Common mistakes and how to self-check
- Mistake: Comparing every column including metadata like load_ts. Fix: Hash or compare only business columns.
- Mistake: Not deduplicating source. Fix: Rank by key and watermark; keep rn = 1.
- Mistake: Using non-deterministic tie-breakers. Fix: Use stable updated_at or sequence; if ties, prefer max(src_hash) as secondary key.
- Mistake: Ignoring deletes. Fix: Implement soft deletes or end-date logic.
- Mistake: Relying on transaction order in streams. Fix: Guard with last_op_ts on target to prevent older events overwriting newer state.
- Mistake: MERGE without change filter. Fix: Update only when data truly changed to avoid unnecessary churn and locks.
Practical projects
- Build a Customer SCD2 dimension from daily CSV drops. Include soft deletes and a run manifest table with batch_id and row counts.
- Create a CDC consumer table for Orders that merges inserts, updates, and deletes. Demonstrate late-arrival handling with last_op_ts.
- Migrate an existing Type 1 dimension to Type 2, preserving current values and backfilling valid_from from historical snapshots.
Who this is for
- ETL Developers building warehouse tables and data marts.
- Data Engineers integrating multiple systems with changing data.
- Analytics Engineers maintaining dimensions and facts.
Prerequisites
- Comfort with SQL (JOINs, window functions, INSERT/UPDATE).
- Understanding of keys (natural vs surrogate) and NULL semantics.
- Basic knowledge of staging areas and batch processing.
Learning path
- Review keys, deduplication, and hashing for change detection.
- Practice SCD Type 1 merges on a small dimension.
- Advance to SCD Type 2 with valid_from/valid_to windows.
- Add CDC handling: tie-breakers, tombstones, and idempotency.
- Harden with metadata, audit tables, and data quality checks.
Next steps
- Implement the two exercises on a sandbox dataset.
- Add unit checks: row counts, changed rows, and expected soft-deletes.
- When ready, take the quick test below.

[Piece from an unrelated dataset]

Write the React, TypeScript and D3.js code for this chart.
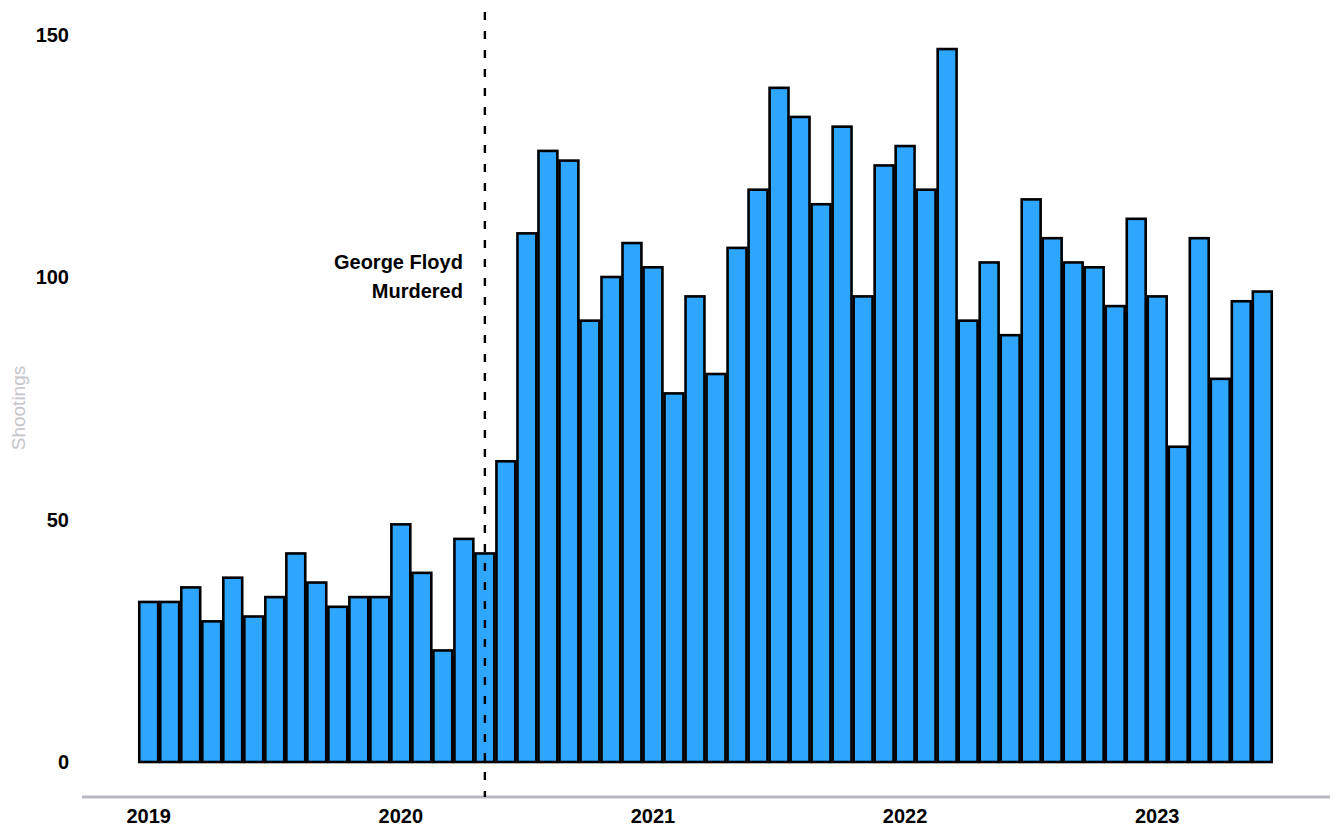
import * as d3 from "d3";
import { useEffect, useRef } from "react";

// monthly shootings, Jan 2019 .. Jun 2023
const months = d3.range(54).map((i) => {
  const y = 2019 + Math.floor(i / 12);
  const m = (i % 12) + 1;
  return `${y}-${String(m).padStart(2, "0")}`;
});

const shootings = [
  33, 33, 36, 29, 38, 30, 34, 43, 37, 32, 34, 34,
  49, 39, 23, 46, 43, 62, 109, 126, 124, 91, 100, 107,
  102, 76, 96, 80, 106, 118, 139, 133, 115, 131, 96, 123,
  127, 118, 147, 91, 103, 88, 116, 108, 103, 102, 94, 112,
  96, 65, 108, 79, 95, 97,
];

const yearTicks = ["2019", "2020", "2021", "2022", "2023"];
const yTicks = [0, 50, 100, 150];
const eventMonth = "2020-05";
const eventLabel = ["George Floyd", "Murdered"];

const W = 1336;
const H = 827;
const FONT = "'Liberation Sans', Arial, Helvetica, sans-serif";

export default function App() {
  const svgRef = useRef<SVGSVGElement>(null);

  useEffect(() => {
    const svg = d3.select(svgRef.current);
    svg.selectAll("*").remove();

    const x = d3.scaleBand<string>().domain(months).range([138, 1273]).paddingInner(0.1).paddingOuter(0.06);
    const y = d3.scaleLinear().domain([0, 150]).range([762, 34.5]);

    // bars
    svg
      .append("g")
      .selectAll("rect")
      .data(shootings)
      .join("rect")
      .attr("x", (_, i) => x(months[i])!)
      .attr("y", (d) => y(d))
      .attr("width", x.bandwidth())
      .attr("height", (d) => y(0) - y(d))
      .attr("fill", "#2fa6fe")
      .attr("stroke", "#000")
      .attr("stroke-width", 2.6);

    // y tick labels
    svg
      .append("g")
      .selectAll("text")
      .data(yTicks)
      .join("text")
      .attr("x", 69)
      .attr("y", (d) => y(d))
      .attr("dy", "0.35em")
      .attr("text-anchor", "end")
      .attr("font-family", FONT)
      .attr("font-weight", "bold")
      .attr("font-size", 20)
      .attr("fill", "#000")
      .text((d) => d);

    // y title
    svg
      .append("text")
      .attr("transform", "translate(25, 408) rotate(-90)")
      .attr("text-anchor", "middle")
      .attr("font-family", FONT)
      .attr("font-size", 19)
      .attr("fill", "#c4c4ca")
      .text("Shootings");

    // x baseline
    svg
      .append("line")
      .attr("x1", 82)
      .attr("x2", 1330)
      .attr("y1", 797)
      .attr("y2", 797)
      .attr("stroke", "#b8b8c2")
      .attr("stroke-width", 3);

    // year labels under January bars
    svg
      .append("g")
      .selectAll("text")
      .data(yearTicks)
      .join("text")
      .attr("x", (d) => x(`${d}-01`)! + x.bandwidth() / 2)
      .attr("y", 823)
      .attr("text-anchor", "middle")
      .attr("font-family", FONT)
      .attr("font-weight", "bold")
      .attr("font-size", 20)
      .attr("fill", "#000")
      .text((d) => d);

    // event marker
    const ex = x(eventMonth)! + x.bandwidth() / 2;
    svg
      .append("line")
      .attr("x1", ex)
      .attr("x2", ex)
      .attr("y1", 12)
      .attr("y2", 797)
      .attr("stroke", "#000")
      .attr("stroke-width", 2.4)
      .attr("stroke-dasharray", "8 11");

    svg
      .append("g")
      .selectAll("text")
      .data(eventLabel)
      .join("text")
      .attr("x", ex - 22)
      .attr("y", (_, i) => 269 + i * 29)
      .attr("text-anchor", "end")
      .attr("font-family", FONT)
      .attr("font-weight", "bold")
      .attr("font-size", 20)
      .attr("fill", "#000")
      .text((d) => d);
  }, []);

  return (
    <div style={{ position: "absolute", left: 0, top: 0 }}>
      <svg ref={svgRef} width={W} height={H} style={{ display: "block", background: "#fff" }} />
    </div>
  );
}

Everyone can take it for free; log in to save progress.
Mini challenge
Design an upsert pipeline for a Products table with late-arriving changes and occasional deletes. Requirements:
- Type 2 history for price and name.
- Soft delete when a tombstone event arrives.
- Idempotent for reruns of the same batch.
- Include a data quality check: number of changed rows must be within 20% of total rows unless a high-change flag is set.
What to submit
A short design note describing keys, staging dedup, merge logic, and checks. Optionally include SQL.